The travelers abandoning their newborn flabbergasts me. Over breakfast we discuss what to do.
“Maybe you could take the baby to the sheriff,” Bitsy offers.
“I’d hate to do that.” I take her in my arms. “Isn’t there an orphanage in Union County or somewhere?” The baby starts crying again, rooting at the front of my red silk kimono, and without even thinking I open the front and offer her my breast. She finds the nipple as if she’s done it before and draws it in.
Bitsy bugs her eyes and then looks away. “Miss Patience!” she says, her teacup halfway to her mouth. “Is that proper? To nurse someone else’s baby?”
“It’s okay, Bitsy. I don’t have milk, but su
cking will give the baby some comfort while we figure out what to do. I was a wet nurse once, you know.” Reflecting, I realize that I’ve never talked to Bitsy about that part of my past. Never told her much of anything really, fearing once I got started the dike would break and everything would spill out: my days at the orphanage, my life at the Majestic, my teenage pregnancy, the death of Lawrence and the baby, the theft of the ruby ring, my radical days in Pittsburgh . . . and the worst part, the march on Blair Mountain.
Bitsy pushes her chair back. “There’s no orphanage. Usually, around here, kin just take care of kin. What about the home health nurse, Mrs. Myers, wouldn’t she have some connections?” She stands and puts her teacup in the sink. “I hate to leave you right now, but I’ve got to go to Hazel Patch. It’s about Thomas.”
“Is he okay? The sheriff isn’t still watching for him, is he? Katherine was so sure William had committed suicide, I thought the manhunt was over.”

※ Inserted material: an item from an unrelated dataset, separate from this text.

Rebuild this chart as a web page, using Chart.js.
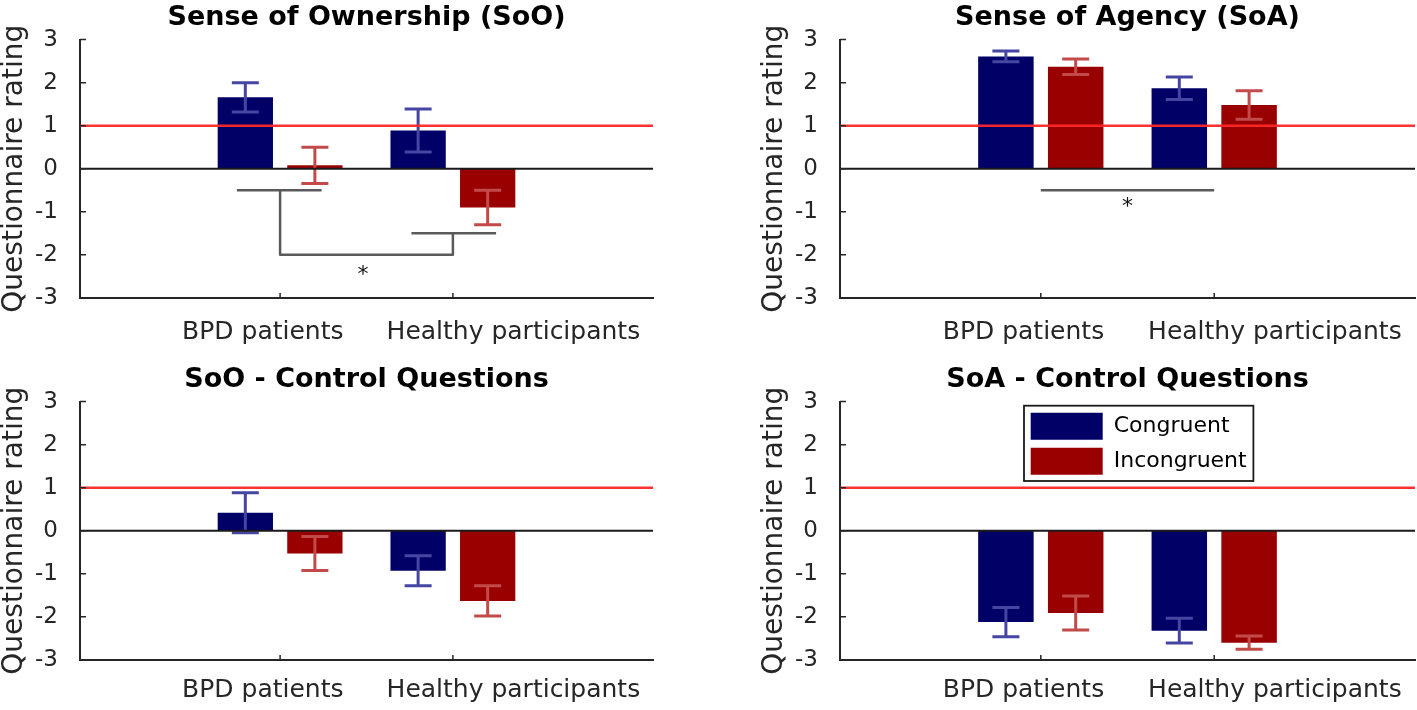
<!DOCTYPE html>
<html>
<head>
<meta charset="utf-8">
<script src="https://cdn.jsdelivr.net/npm/chart.js@4.4.1/dist/chart.umd.min.js"></script>
<style>
  html, body { margin: 0; padding: 0; background: #ffffff; width: 1417px; height: 710px; overflow: hidden; }
  .panel { position: absolute; }
  canvas { display: block; }
</style>
</head>
<body>
<div class="panel" style="left:0px;top:0px;width:708px;height:355px"><canvas id="c0" width="708" height="355"></canvas></div>
<div class="panel" style="left:760px;top:0px;width:657px;height:355px"><canvas id="c1" width="657" height="355"></canvas></div>
<div class="panel" style="left:0px;top:362px;width:708px;height:348px"><canvas id="c2" width="708" height="348"></canvas></div>
<div class="panel" style="left:760px;top:362px;width:657px;height:348px"><canvas id="c3" width="657" height="348"></canvas></div>
<script>
// ---------------- data ----------------
const GROUPS = ['BPD patients', 'Healthy participants'];
const GROUP_X = [1, 2];
const SERIES_NAMES = ['Congruent', 'Incongruent'];
const Y_LABEL = 'Questionnaire rating';
const TITLES = ['Sense of Ownership (SoO)', 'Sense of Agency (SoA)', 'SoO - Control Questions', 'SoA - Control Questions'];
const THRESHOLD = 1;

// Sense of Ownership
const SOO_CONGRUENT = [1.66, 0.89];
const SOO_INCONGRUENT = [0.08, -0.90];
const SOO_CONGRUENT_ERR = [0.34, 0.50];
const SOO_INCONGRUENT_ERR = [0.42, 0.40];

// Sense of Agency
const SOA_CONGRUENT = [2.61, 1.87];
const SOA_INCONGRUENT = [2.37, 1.48];
const SOA_CONGRUENT_ERR = [0.125, 0.26];
const SOA_INCONGRUENT_ERR = [0.18, 0.33];

// SoO control questions
const SOOC_CONGRUENT = [0.42, -0.93];
const SOOC_INCONGRUENT = [-0.53, -1.63];
const SOOC_CONGRUENT_ERR = [0.465, 0.35];
const SOOC_INCONGRUENT_ERR = [0.395, 0.35];

// SoA control questions
const SOAC_CONGRUENT = [-2.12, -2.32];
const SOAC_INCONGRUENT = [-1.91, -2.60];
const SOAC_CONGRUENT_ERR = [0.34, 0.29];
const SOAC_INCONGRUENT_ERR = [0.395, 0.155];

// significance annotations (data coordinates)
const SOO_SIG_PATHS = [
  [[0.75, -0.5], [1.24, -0.5]],
  [[1, -0.5], [1, -2], [2, -2], [2, -1.5]],
  [[1.76, -1.5], [2.25, -1.5]]
];
const SOO_SIG_STAR = [1.48, -2.38];
const SOA_SIG_PATHS = [
  [[1, -0.5], [2, -0.5]]
];
const SOA_SIG_STAR = [1.5, -0.79];

// ---------------- style ----------------
const FONT = "'DejaVu Sans', 'Liberation Sans', sans-serif";
Chart.defaults.font.family = FONT;
const BAR_COLORS = ['#000066', '#990000'];
const ERR_COLORS = ['#4646a2', '#c24a4a'];
const AXIS_COLOR = '#262626';
const TEXT_COLOR = '#262626';
const X_MIN = -0.158, X_MAX = 3.158;
const LABEL_SHIFT = [-0.1, 0.35];
const AREA_BOTTOM = 297.9;
const CAP = 13.5;

function overlayPlugin(p) {
  return {
    id: 'overlay' + p.canvas,
    afterLayout(chart) {
      if (p.legend && chart.legend) {
        const L = chart.legend, a = chart.chartArea;
        L.left = a.left + 182.7;
        L.top = a.top + 3.1;
        L.right = L.left + 400;
        L.bottom = L.top + 150;
      }
    },
    afterDatasetsDraw(chart) {
      const { ctx, chartArea: a, scales: { x, y } } = chart;
      ctx.save();
      // error bars
      chart.data.datasets.forEach((ds, di) => {
        const meta = chart.getDatasetMeta(di);
        meta.data.forEach((bar, j) => {
          const v = ds.data[j].y, e = ds.errors[j];
          const px = bar.x;
          const y1 = y.getPixelForValue(v + e), y2 = y.getPixelForValue(v - e);
          ctx.strokeStyle = ERR_COLORS[di];
          ctx.lineWidth = 3;
          ctx.beginPath();
          ctx.moveTo(px, y1); ctx.lineTo(px, y2);
          ctx.moveTo(px - CAP, y1); ctx.lineTo(px + CAP, y1);
          ctx.moveTo(px - CAP, y2); ctx.lineTo(px + CAP, y2);
          ctx.stroke();
        });
      });
      // zero line
      const y0 = y.getPixelForValue(0);
      ctx.strokeStyle = '#1a1a1a';
      ctx.lineWidth = 2;
      ctx.beginPath(); ctx.moveTo(a.left, y0); ctx.lineTo(a.right, y0); ctx.stroke();
      // threshold line
      const yt = y.getPixelForValue(THRESHOLD);
      ctx.strokeStyle = 'rgba(255,40,40,0.95)';
      ctx.lineWidth = 2.5;
      ctx.beginPath(); ctx.moveTo(a.left, yt); ctx.lineTo(a.right, yt); ctx.stroke();
      // significance
      if (p.sigPaths) {
        ctx.strokeStyle = '#5a5a5a';
        ctx.lineWidth = 2.5;
        ctx.lineJoin = 'round';
        p.sigPaths.forEach(path => {
          ctx.beginPath();
          path.forEach((pt, k) => {
            const px = x.getPixelForValue(pt[0]), py = y.getPixelForValue(pt[1]);
            if (k === 0) ctx.moveTo(px, py); else ctx.lineTo(px, py);
          });
          ctx.stroke();
        });
      }
      if (p.sigStar) {
        ctx.fillStyle = '#111111';
        ctx.font = "22px " + FONT;
        ctx.textAlign = 'center';
        ctx.textBaseline = 'middle';
        ctx.fillText('*', x.getPixelForValue(p.sigStar[0]), y.getPixelForValue(p.sigStar[1]) + 4.4);
      }
      ctx.restore();
    },
    afterDraw(chart) {
      const { ctx, chartArea: a, scales: { x, y } } = chart;
      ctx.save();
      ctx.strokeStyle = AXIS_COLOR;
      ctx.lineWidth = 1.5;
      ctx.beginPath();
      y.ticks.forEach(t => {
        const py = y.getPixelForValue(t.value);
        ctx.moveTo(a.left, py); ctx.lineTo(a.left + 6, py);
      });
      GROUP_X.forEach(g => {
        const px = x.getPixelForValue(g);
        ctx.moveTo(px, a.bottom); ctx.lineTo(px, a.bottom - 5);
      });
      ctx.stroke();
      if (p.legend && chart.legend) {
        const L = chart.legend;
        ctx.font = "22px " + FONT;
        const tw = Math.max(...SERIES_NAMES.map(s => ctx.measureText(s).width));
        const bx = L.left + 8 - 6.7, by = L.top + 8 - 7;
        const bw = 6.7 + 72 + 11 + tw + 6.7;
        const bh = 7 + 27 * 2 + 8 + 6.3;
        ctx.strokeStyle = '#1a1a1a';
        ctx.lineWidth = 1.8;
        ctx.strokeRect(bx, by, bw, bh);
      }
      ctx.restore();
    }
  };
}

function makeChart(p) {
  const el = document.getElementById(p.canvas);
  return new Chart(el, {
    type: 'bar',
    data: {
      datasets: [
        { label: SERIES_NAMES[0], data: GROUP_X.map((g, i) => ({ x: g, y: p.cong[i] })), errors: p.congErr,
          backgroundColor: BAR_COLORS[0], borderWidth: 0 },
        { label: SERIES_NAMES[1], data: GROUP_X.map((g, i) => ({ x: g, y: p.incong[i] })), errors: p.incongErr,
          backgroundColor: BAR_COLORS[1], borderWidth: 0 }
      ]
    },
    options: {
      responsive: false,
      animation: false,
      devicePixelRatio: 1,
      categoryPercentage: 0.805,
      barPercentage: 0.795,
      layout: { padding: { left: 0, right: p.padRight, top: 0, bottom: 0 } },
      scales: {
        x: {
          type: 'linear', min: X_MIN, max: X_MAX, offset: false,
          afterBuildTicks: s => { s.ticks = GROUP_X.map((g, i) => ({ value: g + LABEL_SHIFT[i] })); },
          afterFit: s => { s.height = p.h - AREA_BOTTOM; },
          grid: { display: true, drawOnChartArea: false, drawTicks: true, tickLength: p.xGap, tickColor: 'rgba(0,0,0,0)', offset: false },
          border: { display: true, color: AXIS_COLOR, width: 2 },
          ticks: { padding: 0, autoSkip: false, maxRotation: 0, minRotation: 0, color: TEXT_COLOR,
                   font: { size: 25 }, callback: (v, i) => GROUPS[i] }
        },
        y: {
          type: 'linear', min: -3, max: 3,
          afterFit: s => { s.width = 80; },
          grid: { display: false },
          border: { display: true, color: AXIS_COLOR, width: 2 },
          ticks: { stepSize: 1, padding: 14, color: TEXT_COLOR, font: { size: 23 } },
          title: { display: true, text: Y_LABEL, color: TEXT_COLOR, font: { size: 28, lineHeight: 1 }, padding: { top: 1, bottom: 0 } }
        }
      },
      plugins: {
        title: { display: true, text: p.title, fullSize: false, color: '#000000',
                 font: { size: 27, weight: 'bold', lineHeight: 1.2 }, padding: { top: 1.5, bottom: 5.7 } },
        legend: p.legend ? {
          display: true, position: 'chartArea', align: 'start',
          labels: { boxWidth: 72, boxHeight: 27, padding: 8, color: '#000000', font: { size: 22 } }
        } : { display: false },
        tooltip: { enabled: false }
      }
    },
    plugins: [overlayPlugin(p)]
  });
}

const PANELS = [
  { canvas: 'c0', h: 355, padRight: 55, xGap: 19.5, title: TITLES[0],
    cong: SOO_CONGRUENT, incong: SOO_INCONGRUENT, congErr: SOO_CONGRUENT_ERR, incongErr: SOO_INCONGRUENT_ERR,
    sigPaths: SOO_SIG_PATHS, sigStar: SOO_SIG_STAR },
  { canvas: 'c1', h: 355, padRight: 2, xGap: 19.5, title: TITLES[1],
    cong: SOA_CONGRUENT, incong: SOA_INCONGRUENT, congErr: SOA_CONGRUENT_ERR, incongErr: SOA_INCONGRUENT_ERR,
    sigPaths: SOA_SIG_PATHS, sigStar: SOA_SIG_STAR },
  { canvas: 'c2', h: 348, padRight: 55, xGap: 15.5, title: TITLES[2],
    cong: SOOC_CONGRUENT, incong: SOOC_INCONGRUENT, congErr: SOOC_CONGRUENT_ERR, incongErr: SOOC_INCONGRUENT_ERR },
  { canvas: 'c3', h: 348, padRight: 2, xGap: 15.5, title: TITLES[3], legend: true,
    cong: SOAC_CONGRUENT, incong: SOAC_INCONGRUENT, congErr: SOAC_CONGRUENT_ERR, incongErr: SOAC_INCONGRUENT_ERR }
];

PANELS.forEach(makeChart);
</script>
</body>
</html>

“He’s fine. Just laying low, farther up in the mountains.” I watch through the open back door as she heads for the barn, gets her bicycle out, and walks it through the dry grass out to the road. Part of me is relieved to have her gone for a while. Breastfeeding an infant when I don’t have milk is causing my uterus to contract, and I’m about to swoon.
“What are we going to do with you, Norma?” I release her little mouth from my nipple, insert my pinkie, and jiggle her up and down. “Your parents are on their way north to find a better life. They just don’t have enough money, and there are three other children.” Norma, as if she understands and is really mad about it, stops sucking, spits out my finger, and begins to wail again. What the heck, I guess I can stand it. I put the baby back on my breast and pace back and forth to distract myself. Surely no woman has ever had an orgasm while nursing a foundling. It just can’t happen!
Angel
As the sun reaches over the trees, Norma finally falls asleep again and I place her in her basket, tucking the blanket around her. She keeps sucking the way infants do when they dream, and I stand looking down at her. Times are hard, but there must be some childless couple who would like to raise this beautiful baby.